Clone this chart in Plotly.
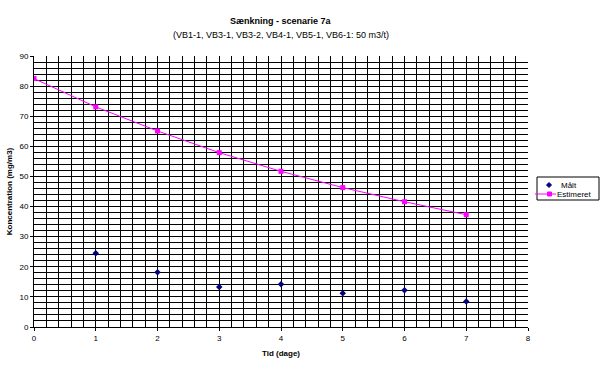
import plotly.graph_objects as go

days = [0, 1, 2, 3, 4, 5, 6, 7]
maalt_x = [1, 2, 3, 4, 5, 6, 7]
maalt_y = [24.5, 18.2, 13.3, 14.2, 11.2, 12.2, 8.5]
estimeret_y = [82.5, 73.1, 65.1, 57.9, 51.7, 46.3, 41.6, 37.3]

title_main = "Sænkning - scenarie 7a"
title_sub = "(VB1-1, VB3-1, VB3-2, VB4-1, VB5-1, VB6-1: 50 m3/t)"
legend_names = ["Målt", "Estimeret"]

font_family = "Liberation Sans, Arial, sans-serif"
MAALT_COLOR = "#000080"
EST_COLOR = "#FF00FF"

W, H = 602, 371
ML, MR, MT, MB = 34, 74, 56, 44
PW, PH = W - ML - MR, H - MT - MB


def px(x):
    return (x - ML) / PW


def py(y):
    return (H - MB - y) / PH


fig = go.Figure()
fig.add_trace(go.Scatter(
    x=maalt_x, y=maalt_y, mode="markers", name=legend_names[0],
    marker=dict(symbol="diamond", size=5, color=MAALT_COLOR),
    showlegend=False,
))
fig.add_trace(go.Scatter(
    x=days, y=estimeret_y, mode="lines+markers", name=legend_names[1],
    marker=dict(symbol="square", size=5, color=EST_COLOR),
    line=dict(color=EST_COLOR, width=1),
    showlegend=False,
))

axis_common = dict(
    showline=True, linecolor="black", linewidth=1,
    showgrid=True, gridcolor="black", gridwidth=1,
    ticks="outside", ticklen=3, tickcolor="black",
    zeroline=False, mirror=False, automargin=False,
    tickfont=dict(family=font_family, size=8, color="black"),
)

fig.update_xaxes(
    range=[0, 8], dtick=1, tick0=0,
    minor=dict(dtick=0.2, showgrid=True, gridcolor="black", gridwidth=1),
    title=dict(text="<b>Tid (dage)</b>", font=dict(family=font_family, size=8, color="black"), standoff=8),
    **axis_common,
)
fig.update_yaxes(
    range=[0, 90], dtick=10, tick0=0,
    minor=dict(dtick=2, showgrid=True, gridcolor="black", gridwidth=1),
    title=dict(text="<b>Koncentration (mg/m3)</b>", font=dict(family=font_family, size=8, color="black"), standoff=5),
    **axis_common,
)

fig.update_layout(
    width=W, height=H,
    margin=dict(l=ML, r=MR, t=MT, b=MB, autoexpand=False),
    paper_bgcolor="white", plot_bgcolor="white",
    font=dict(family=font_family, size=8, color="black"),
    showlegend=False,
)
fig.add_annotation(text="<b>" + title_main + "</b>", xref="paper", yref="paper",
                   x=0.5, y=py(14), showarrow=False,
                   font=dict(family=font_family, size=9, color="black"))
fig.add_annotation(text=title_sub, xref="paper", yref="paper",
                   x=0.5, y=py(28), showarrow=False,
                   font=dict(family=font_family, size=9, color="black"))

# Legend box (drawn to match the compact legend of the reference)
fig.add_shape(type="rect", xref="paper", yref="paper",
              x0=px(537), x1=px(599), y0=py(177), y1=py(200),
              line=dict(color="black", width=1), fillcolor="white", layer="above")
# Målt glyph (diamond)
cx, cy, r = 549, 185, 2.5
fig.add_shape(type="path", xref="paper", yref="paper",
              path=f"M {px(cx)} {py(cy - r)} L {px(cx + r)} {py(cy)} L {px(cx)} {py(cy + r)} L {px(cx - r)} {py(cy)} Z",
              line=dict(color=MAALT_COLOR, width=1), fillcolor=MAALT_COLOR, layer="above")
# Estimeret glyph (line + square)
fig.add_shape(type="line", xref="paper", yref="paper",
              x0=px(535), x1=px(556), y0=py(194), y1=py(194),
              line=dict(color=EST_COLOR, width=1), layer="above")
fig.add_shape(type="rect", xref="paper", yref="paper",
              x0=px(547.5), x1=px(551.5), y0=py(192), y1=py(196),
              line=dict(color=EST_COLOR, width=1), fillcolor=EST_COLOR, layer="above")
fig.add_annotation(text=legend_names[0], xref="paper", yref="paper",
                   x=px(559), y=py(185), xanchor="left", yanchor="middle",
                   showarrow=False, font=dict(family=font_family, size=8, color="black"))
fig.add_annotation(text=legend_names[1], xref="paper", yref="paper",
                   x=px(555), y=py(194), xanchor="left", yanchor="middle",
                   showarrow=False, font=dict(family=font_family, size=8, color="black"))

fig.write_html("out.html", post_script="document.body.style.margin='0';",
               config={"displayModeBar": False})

*Aim*:
Omit the pictures, then repeat exactly each line from the beginning of the listing through the line with "return (x - ML) / PW".

*Response to this exercise*:
Clone this chart in Plotly.
import plotly.graph_objects as go

days = [0, 1, 2, 3, 4, 5, 6, 7]
maalt_x = [1, 2, 3, 4, 5, 6, 7]
maalt_y = [24.5, 18.2, 13.3, 14.2, 11.2, 12.2, 8.5]
estimeret_y = [82.5, 73.1, 65.1, 57.9, 51.7, 46.3, 41.6, 37.3]

title_main = "Sænkning - scenarie 7a"
title_sub = "(VB1-1, VB3-1, VB3-2, VB4-1, VB5-1, VB6-1: 50 m3/t)"
legend_names = ["Målt", "Estimeret"]

font_family = "Liberation Sans, Arial, sans-serif"
MAALT_COLOR = "#000080"
EST_COLOR = "#FF00FF"

W, H = 602, 371
ML, MR, MT, MB = 34, 74, 56, 44
PW, PH = W - ML - MR, H - MT - MB


def px(x):
    return (x - ML) / PW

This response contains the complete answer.